Petro hasn't yet pulled the trigger. He sees his proposal as a last resort, a way to give voters a choice on Election Day, a way to escape the wreckage promised by the Blackwell squeeze. That stance helps Petro in his primary run. He can talk tough about spending. The tactic mirrors the thinking of many Republicans who contend that it will take an amendment to defeat an amendment, voters getting a chance to express their disdain without causing too much harm.
Sound excessively calculating? Another simpler course exists: Defeat the miserable thing, straight up. Pull out all the stops. Build a broad coalition. Raise big-time money. Mobilize thinking in Ohio with a fitting sense of urgency.



By Still Here
Continuing with TABOR

Oklahoma faces a similar test in November, a ballot initiative labeled ``A Taxpayer Bill of Rights.'' Opponents recently filed petition protests.

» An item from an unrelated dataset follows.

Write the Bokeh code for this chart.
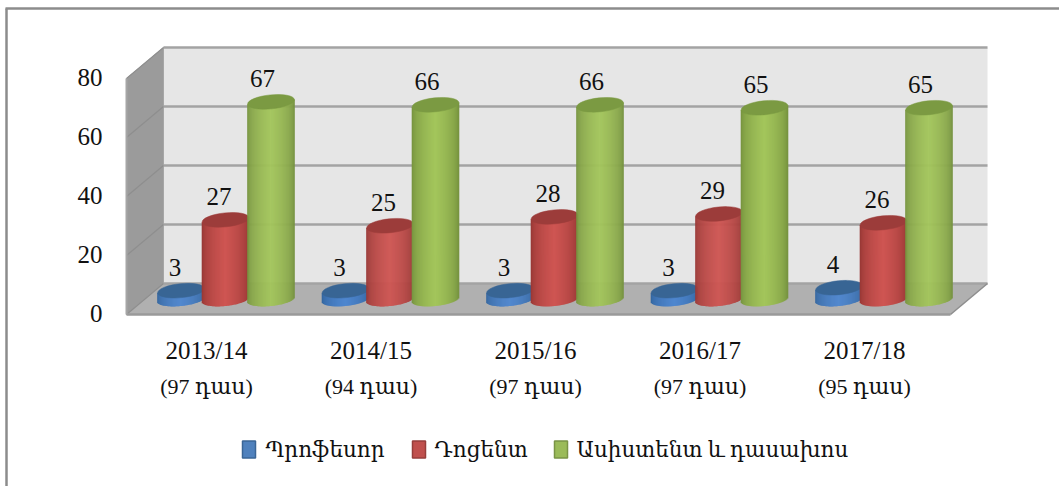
import numpy as np
from bokeh.plotting import figure
from bokeh.models import Range1d
from bokeh.core.properties import value
from bokeh.embed import file_html
from bokeh.resources import INLINE

years = ["2013/14", "2014/15", "2015/16", "2016/17", "2017/18"]
groups = ["97 դաս", "94 դաս", "97 դաս", "97 դաս", "95 դաս"]
professor = [3, 3, 3, 3, 4]
docent = [27, 25, 28, 29, 26]
assistant = [67, 66, 66, 65, 65]
series_names = ["Պրոֆեսոր", "Դոցենտ", "Ասիստենտ և դասախոս"]
y_ticks = [0, 20, 40, 60, 80]

W, H = 1059, 486
GROUP_PX = 164.5      # pixels per category
Y_PX = 2.95           # pixels per value unit
X0_PX = 225.0         # pixel of first category centre
Y0_PX = 299.0         # pixel of value 0 at the bars' depth
FONT = "Liberation Serif, DejaVu Serif, serif"

x_range = Range1d(-X0_PX / GROUP_PX, (W - X0_PX) / GROUP_PX)
y_range = Range1d((Y0_PX - H) / Y_PX, Y0_PX / Y_PX)
p = figure(width=W, height=H, x_range=x_range, y_range=y_range,
           output_backend="svg", toolbar_location=None, min_border=0)
p.axis.visible = False
p.grid.visible = False
p.outline_line_color = None
p.background_fill_color = "white"
p.border_fill_color = "white"
p.styles = {"position": "absolute", "left": "0", "top": "0"}


def X(px):
    return (np.asarray(px, dtype=float) - X0_PX) / GROUP_PX


def Y(py):
    return (Y0_PX - np.asarray(py, dtype=float)) / Y_PX


# outer frame
p.line(X([6, 6]), Y([486, 8]), line_color="#8c8c8c", line_width=2.5)
p.line(X([5, 1059]), Y([8, 8]), line_color="#8c8c8c", line_width=2.5)

# 3-D box
BACK_L, BACK_R, FRONT_L, FRONT_R = 163, 987, 126, 950
BACK_0, FRONT_0 = 283, 314
TOP = max(y_ticks)


def back_y(v):
    return BACK_0 - v * Y_PX


def front_y(v):
    return FRONT_0 - v * Y_PX


p.patch(X([BACK_L, BACK_R, BACK_R, BACK_L]), Y([back_y(0), back_y(0), back_y(TOP), back_y(TOP)]),
        fill_color="#e6e6e6", line_color=None)
p.patch(X([FRONT_L, BACK_L, BACK_L, FRONT_L]), Y([front_y(0), back_y(0), back_y(TOP), front_y(TOP)]),
        fill_color="#9b9b9b", line_color="#a6a6a6", line_width=1)
p.patch(X([FRONT_L, BACK_L, BACK_R, FRONT_R]), Y([front_y(0), back_y(0), back_y(0), front_y(0)]),
        fill_color="#b0b0b0", line_color=None)
for v in y_ticks:
    p.line(X([BACK_L, BACK_R]), Y([back_y(v), back_y(v)]), line_color="#a3a3a3", line_width=2.5)
    p.line(X([FRONT_L, BACK_L]), Y([front_y(v), back_y(v)]), line_color="#8e8e8e", line_width=1.2)
p.line(X([FRONT_L, FRONT_R]), Y([front_y(0), front_y(0)]), line_color="#9a9a9a", line_width=2.5)
p.line(X([FRONT_L, FRONT_L]), Y([front_y(0), front_y(TOP)]), line_color="#a6a6a6", line_width=2)
p.line(X([FRONT_R, BACK_R]), Y([front_y(0), back_y(0)]), line_color="#8e8e8e", line_width=1.5)

# cylinders
BAR_W = 47
RY = 6.5
TILT = 0.1
OFFSETS = [-44.5, 0.0, 45.5]
LABEL_OFFSETS = [-50.5, -6.5, 37.0]
STYLES = [
    dict(edge=(47, 96, 150), mid=(79, 135, 208), top="#386594"),
    dict(edge=(142, 50, 48), mid=(207, 86, 83), top="#9c3c3a"),
    dict(edge=(110, 138, 58), mid=(164, 198, 92), top="#7b9a42"),
]


def shade(edge, mid, t):
    k = (1 - abs(t)) ** 0.45
    return "#%02x%02x%02x" % tuple(int(e + (m - e) * k) for e, m in zip(edge, mid))


for vals, off, st in zip([professor, docent, assistant], OFFSETS, STYLES):
    x0s, x1s, y0s, y1s, cols = [], [], [], [], []
    cxs, cys = [], []
    for i, v in enumerate(vals):
        cx = i + off / GROUP_PX
        for dx in np.arange(-BAR_W / 2 + 0.5, BAR_W / 2, 1.0):
            t = dx / (BAR_W / 2)
            low = RY * np.sqrt(max(0.0, 1 - t * t)) - TILT * dx
            x0s.append(cx + dx / GROUP_PX)
            x1s.append(cx + dx / GROUP_PX)
            y0s.append(-low / Y_PX)
            y1s.append(v + TILT * dx / Y_PX)
            cols.append(shade(st["edge"], st["mid"], t))
        cxs.append(cx)
        cys.append(v)
    p.segment(x0=x0s, y0=y0s, x1=x1s, y1=y1s, line_color=cols, line_width=1.6)
    p.ellipse(x=cxs, y=cys, width=BAR_W, height=2 * RY + 1, angle=TILT,
              width_units="screen", height_units="screen",
              fill_color=st["top"], line_color=st["top"], line_width=0.5)

# data labels
for vals, off in zip([professor, docent, assistant], LABEL_OFFSETS):
    lx = [i + off / GROUP_PX for i in range(len(vals))]
    ly = [v + 23.5 / Y_PX for v in vals]
    p.text(x=lx, y=ly, text=[str(v) for v in vals], text_font=value(FONT),
           text_font_size="25px", text_align="center", text_baseline="middle", text_color="#111111")

# value tick labels
p.text(x=X([102] * len(y_ticks)), y=[Y(front_y(v) - 1) for v in y_ticks], text=[str(v) for v in y_ticks],
       text_font=value(FONT), text_font_size="25px", text_align="right", text_baseline="middle",
       text_color="#111111")

# category labels
cat_x = [i - 19 / GROUP_PX for i in range(len(years))]
p.text(x=cat_x, y=[Y(350)] * len(years), text=years, text_font=value(FONT), text_font_size="25px",
       text_align="center", text_baseline="middle", text_color="#111111")
p.text(x=cat_x, y=[Y(386)] * len(years), text=["(%s)" % g for g in groups], text_font=value(FONT),
       text_font_size="22px", text_align="center", text_baseline="middle", text_color="#111111")

# legend
LEG_X = [242, 412, 554]
LEG_TX = [265, 434, 576]
LEG_COL = ["#4f81bd", "#c0504d", "#9bbb59"]
LEG_EDGE = ["#3a6596", "#963e3b", "#7a9446"]
p.rect(x=X(LEG_X) + 6.5 / GROUP_PX, y=[Y(449)] * 3, width=13, height=17, width_units="screen",
       height_units="screen", fill_color=LEG_COL, line_color=LEG_EDGE, line_width=1.5)
p.text(x=X(LEG_TX), y=[Y(449)] * 3, text=series_names, text_font=value(FONT), text_font_size="21.5px",
       text_align="left", text_baseline="middle", text_color="#111111")

open("out.html", "w").write(file_html(p, INLINE))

Striking was the presence of business leaders at the front of the line challenging the validity of the petitions. The chief executive officer of Spirit Bank told the Tulsa World that the taxation and spending limitation would stop and even reverse economic development. He described the measure as a fraud.
These weren't executives with flawed DNA, a liberal gene surprisingly at work. They represent the foundation of communities. They understand, as one put it, that the initiative ``sounds enticing at first glance'' but then comes the wicked punch: ``It cements a state in second-class status.''
In Oklahoma, they tell the story of Colorado. The tale bears repeating again and again. A taxation and spending limitation sent the state spiraling downward by all manner of measures, support for higher education, highway maintenance, health care. Amid the deepening damage, a broad consensus formed, including the Republican father of the initiative, Bill Owens, the Colorado governor. Democrats and Republicans, suburban communities and larger cities, business leaders (the Denver Chamber of Commerce!) and assorted interest groups all called for relief. In November, Colorado voters suspended the limitation for five years.

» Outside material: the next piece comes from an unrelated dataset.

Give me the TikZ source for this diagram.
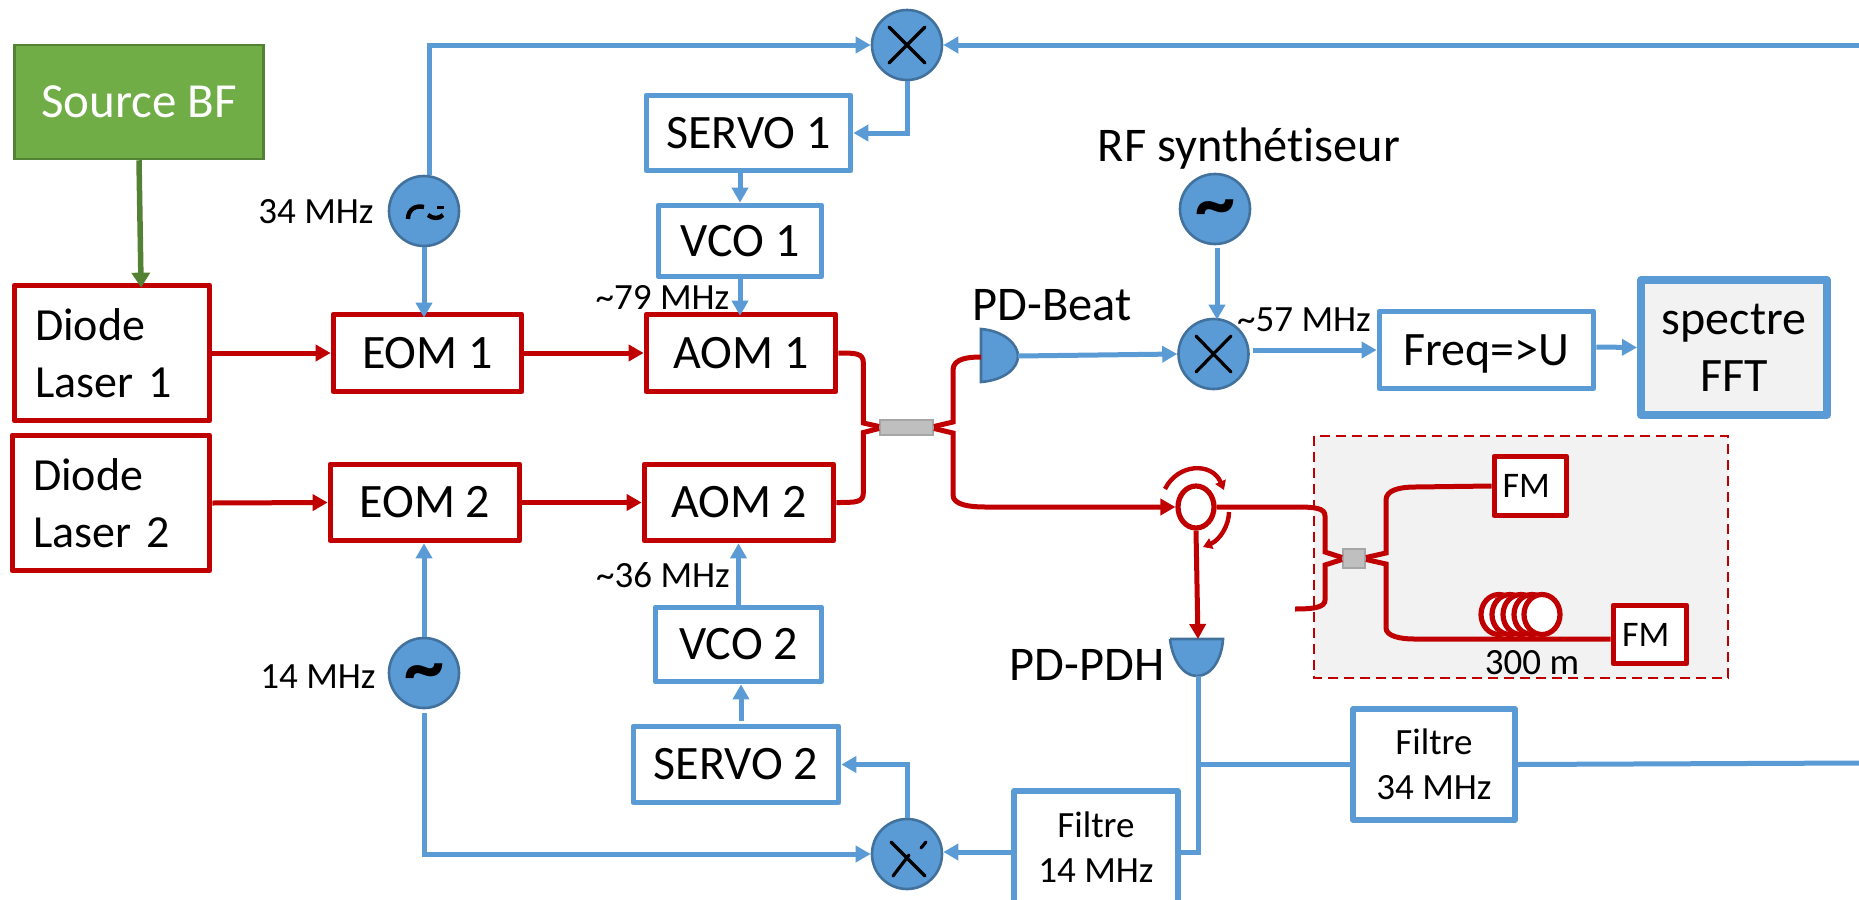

Already, the Coalition for Ohio's Future (www.ohiosfuture.org) has more than 140 organizations on board to defeat the Blackwell amendment. They understand the proposal is worse than the Colorado version with its sloppiness, supremacy clause and hammer blow to local governments. Unfortunately, the coalition is mostly a gathering of labor groups, local officials, ministers and good-government types. When will practical-minded business leaders from both political parties join the fight, aware of the high stakes?
The past few months, it has been hard to make the circuit of a cocktail party without someone recommending The Earth is Flat: A Brief History of the 21st Century, the very full and passionate call of Thomas Friedman for all of us to get smart, honing our skills in the light of the increasingly stiff global competition. In almost every instance, the voice from behind the martini urges: We gotta do something.
Here is our chance. Take heart in the recent Forecast 2006 poll by Opinion Consultants and Marketing Works. Of the Ohioans surveyed, 48 percent favored a constitutional amendment to limit state and local spending, and 28 percent registered opposition. The results signal the difficult job ahead in defeating the proposal, and thus, the little time to lose. They also suggest the measure is beatable.
Republicans may balk at an effort certain to rankle Ken Blackwell if he is the party's nominee for governor. Then again, it isn't about him, is it?